# Problem description:
Your task is to output the listing word for word, with pictures excluded.
^^^^
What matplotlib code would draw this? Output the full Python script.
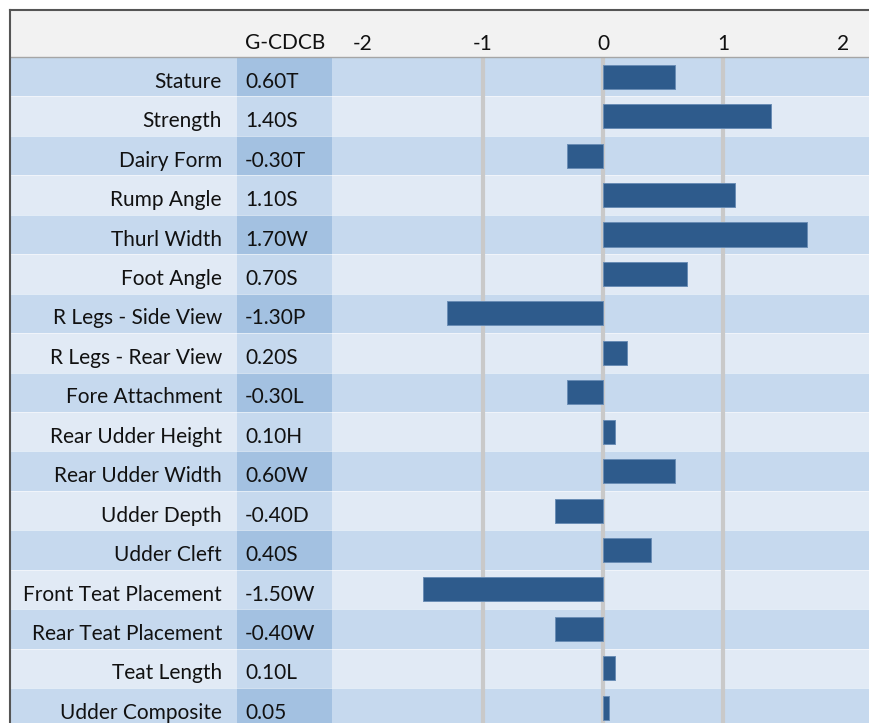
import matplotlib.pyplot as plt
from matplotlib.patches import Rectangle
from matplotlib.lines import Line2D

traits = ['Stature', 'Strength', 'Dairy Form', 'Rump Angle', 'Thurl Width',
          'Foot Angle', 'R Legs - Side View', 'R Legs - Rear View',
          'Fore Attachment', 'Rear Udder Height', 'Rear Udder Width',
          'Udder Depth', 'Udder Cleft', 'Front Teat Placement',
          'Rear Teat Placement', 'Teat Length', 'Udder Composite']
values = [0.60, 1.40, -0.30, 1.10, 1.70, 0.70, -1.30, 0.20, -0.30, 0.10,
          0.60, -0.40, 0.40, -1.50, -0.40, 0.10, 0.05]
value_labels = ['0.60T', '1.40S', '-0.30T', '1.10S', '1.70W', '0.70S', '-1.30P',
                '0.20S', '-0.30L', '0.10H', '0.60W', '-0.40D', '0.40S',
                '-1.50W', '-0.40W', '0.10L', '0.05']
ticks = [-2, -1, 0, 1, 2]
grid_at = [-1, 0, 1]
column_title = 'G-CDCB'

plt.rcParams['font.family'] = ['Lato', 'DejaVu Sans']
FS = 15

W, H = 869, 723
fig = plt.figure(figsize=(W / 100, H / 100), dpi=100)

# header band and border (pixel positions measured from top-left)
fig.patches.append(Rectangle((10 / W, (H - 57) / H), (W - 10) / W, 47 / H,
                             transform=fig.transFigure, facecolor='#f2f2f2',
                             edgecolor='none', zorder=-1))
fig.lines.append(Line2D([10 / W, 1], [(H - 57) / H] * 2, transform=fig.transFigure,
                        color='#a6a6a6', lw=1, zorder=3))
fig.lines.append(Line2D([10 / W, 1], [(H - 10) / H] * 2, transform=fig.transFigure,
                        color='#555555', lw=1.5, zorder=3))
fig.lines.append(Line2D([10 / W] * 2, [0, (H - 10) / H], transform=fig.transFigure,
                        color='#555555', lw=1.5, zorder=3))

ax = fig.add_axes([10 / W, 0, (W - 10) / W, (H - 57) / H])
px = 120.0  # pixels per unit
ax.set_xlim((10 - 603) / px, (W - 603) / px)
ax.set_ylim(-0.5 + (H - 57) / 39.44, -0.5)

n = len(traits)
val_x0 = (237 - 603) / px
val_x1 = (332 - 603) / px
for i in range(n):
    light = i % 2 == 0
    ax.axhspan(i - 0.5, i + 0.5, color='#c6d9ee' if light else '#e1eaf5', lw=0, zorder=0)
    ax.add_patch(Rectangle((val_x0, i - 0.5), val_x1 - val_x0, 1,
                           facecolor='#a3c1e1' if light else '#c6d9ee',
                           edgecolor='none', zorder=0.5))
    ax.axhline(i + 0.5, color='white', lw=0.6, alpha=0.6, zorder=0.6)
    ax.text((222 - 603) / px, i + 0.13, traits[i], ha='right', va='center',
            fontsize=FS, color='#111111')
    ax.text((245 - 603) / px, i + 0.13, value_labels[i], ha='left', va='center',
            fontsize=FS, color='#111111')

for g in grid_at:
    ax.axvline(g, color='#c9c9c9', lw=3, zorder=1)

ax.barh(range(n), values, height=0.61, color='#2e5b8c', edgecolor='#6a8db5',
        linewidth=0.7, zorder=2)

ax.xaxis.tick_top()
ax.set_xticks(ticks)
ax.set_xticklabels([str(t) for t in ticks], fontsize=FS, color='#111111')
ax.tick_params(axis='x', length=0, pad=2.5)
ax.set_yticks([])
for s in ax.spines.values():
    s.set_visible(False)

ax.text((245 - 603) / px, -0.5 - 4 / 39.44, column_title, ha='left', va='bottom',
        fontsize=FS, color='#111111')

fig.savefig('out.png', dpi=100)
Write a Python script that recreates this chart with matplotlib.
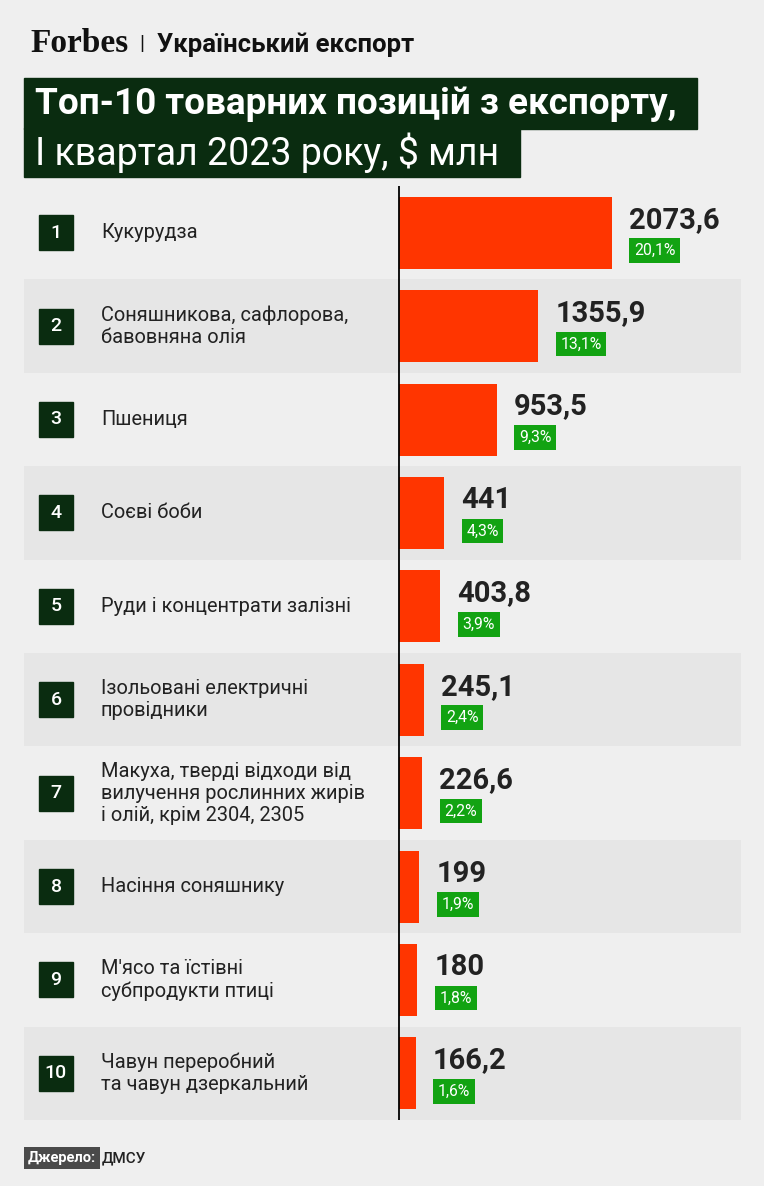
^^^^
# The answer:
What matplotlib code would draw this? Output the full Python script.
import matplotlib.pyplot as plt
from matplotlib.patches import Rectangle
from matplotlib.lines import Line2D

traits = ['Stature', 'Strength', 'Dairy Form', 'Rump Angle', 'Thurl Width',
          'Foot Angle', 'R Legs - Side View', 'R Legs - Rear View',
          'Fore Attachment', 'Rear Udder Height', 'Rear Udder Width',
          'Udder Depth', 'Udder Cleft', 'Front Teat Placement',
          'Rear Teat Placement', 'Teat Length', 'Udder Composite']
values = [0.60, 1.40, -0.30, 1.10, 1.70, 0.70, -1.30, 0.20, -0.30, 0.10,
          0.60, -0.40, 0.40, -1.50, -0.40, 0.10, 0.05]
value_labels = ['0.60T', '1.40S', '-0.30T', '1.10S', '1.70W', '0.70S', '-1.30P',
                '0.20S', '-0.30L', '0.10H', '0.60W', '-0.40D', '0.40S',
                '-1.50W', '-0.40W', '0.10L', '0.05']
ticks = [-2, -1, 0, 1, 2]
grid_at = [-1, 0, 1]
column_title = 'G-CDCB'

plt.rcParams['font.family'] = ['Lato', 'DejaVu Sans']
FS = 15

W, H = 869, 723
fig = plt.figure(figsize=(W / 100, H / 100), dpi=100)

# header band and border (pixel positions measured from top-left)
fig.patches.append(Rectangle((10 / W, (H - 57) / H), (W - 10) / W, 47 / H,
                             transform=fig.transFigure, facecolor='#f2f2f2',
                             edgecolor='none', zorder=-1))
fig.lines.append(Line2D([10 / W, 1], [(H - 57) / H] * 2, transform=fig.transFigure,
                        color='#a6a6a6', lw=1, zorder=3))
fig.lines.append(Line2D([10 / W, 1], [(H - 10) / H] * 2, transform=fig.transFigure,
                        color='#555555', lw=1.5, zorder=3))
fig.lines.append(Line2D([10 / W] * 2, [0, (H - 10) / H], transform=fig.transFigure,
                        color='#555555', lw=1.5, zorder=3))

ax = fig.add_axes([10 / W, 0, (W - 10) / W, (H - 57) / H])
px = 120.0  # pixels per unit
ax.set_xlim((10 - 603) / px, (W - 603) / px)
ax.set_ylim(-0.5 + (H - 57) / 39.44, -0.5)

n = len(traits)
val_x0 = (237 - 603) / px
val_x1 = (332 - 603) / px
for i in range(n):
    light = i % 2 == 0
    ax.axhspan(i - 0.5, i + 0.5, color='#c6d9ee' if light else '#e1eaf5', lw=0, zorder=0)
    ax.add_patch(Rectangle((val_x0, i - 0.5), val_x1 - val_x0, 1,
                           facecolor='#a3c1e1' if light else '#c6d9ee',
                           edgecolor='none', zorder=0.5))
    ax.axhline(i + 0.5, color='white', lw=0.6, alpha=0.6, zorder=0.6)
    ax.text((222 - 603) / px, i + 0.13, traits[i], ha='right', va='center',
            fontsize=FS, color='#111111')
    ax.text((245 - 603) / px, i + 0.13, value_labels[i], ha='left', va='center',
            fontsize=FS, color='#111111')

for g in grid_at:
    ax.axvline(g, color='#c9c9c9', lw=3, zorder=1)

ax.barh(range(n), values, height=0.61, color='#2e5b8c', edgecolor='#6a8db5',
        linewidth=0.7, zorder=2)

ax.xaxis.tick_top()
ax.set_xticks(ticks)
ax.set_xticklabels([str(t) for t in ticks], fontsize=FS, color='#111111')
ax.tick_params(axis='x', length=0, pad=2.5)
ax.set_yticks([])
for s in ax.spines.values():
    s.set_visible(False)

ax.text((245 - 603) / px, -0.5 - 4 / 39.44, column_title, ha='left', va='bottom',
        fontsize=FS, color='#111111')

fig.savefig('out.png', dpi=100)
Write a Python script that recreates this chart with matplotlib.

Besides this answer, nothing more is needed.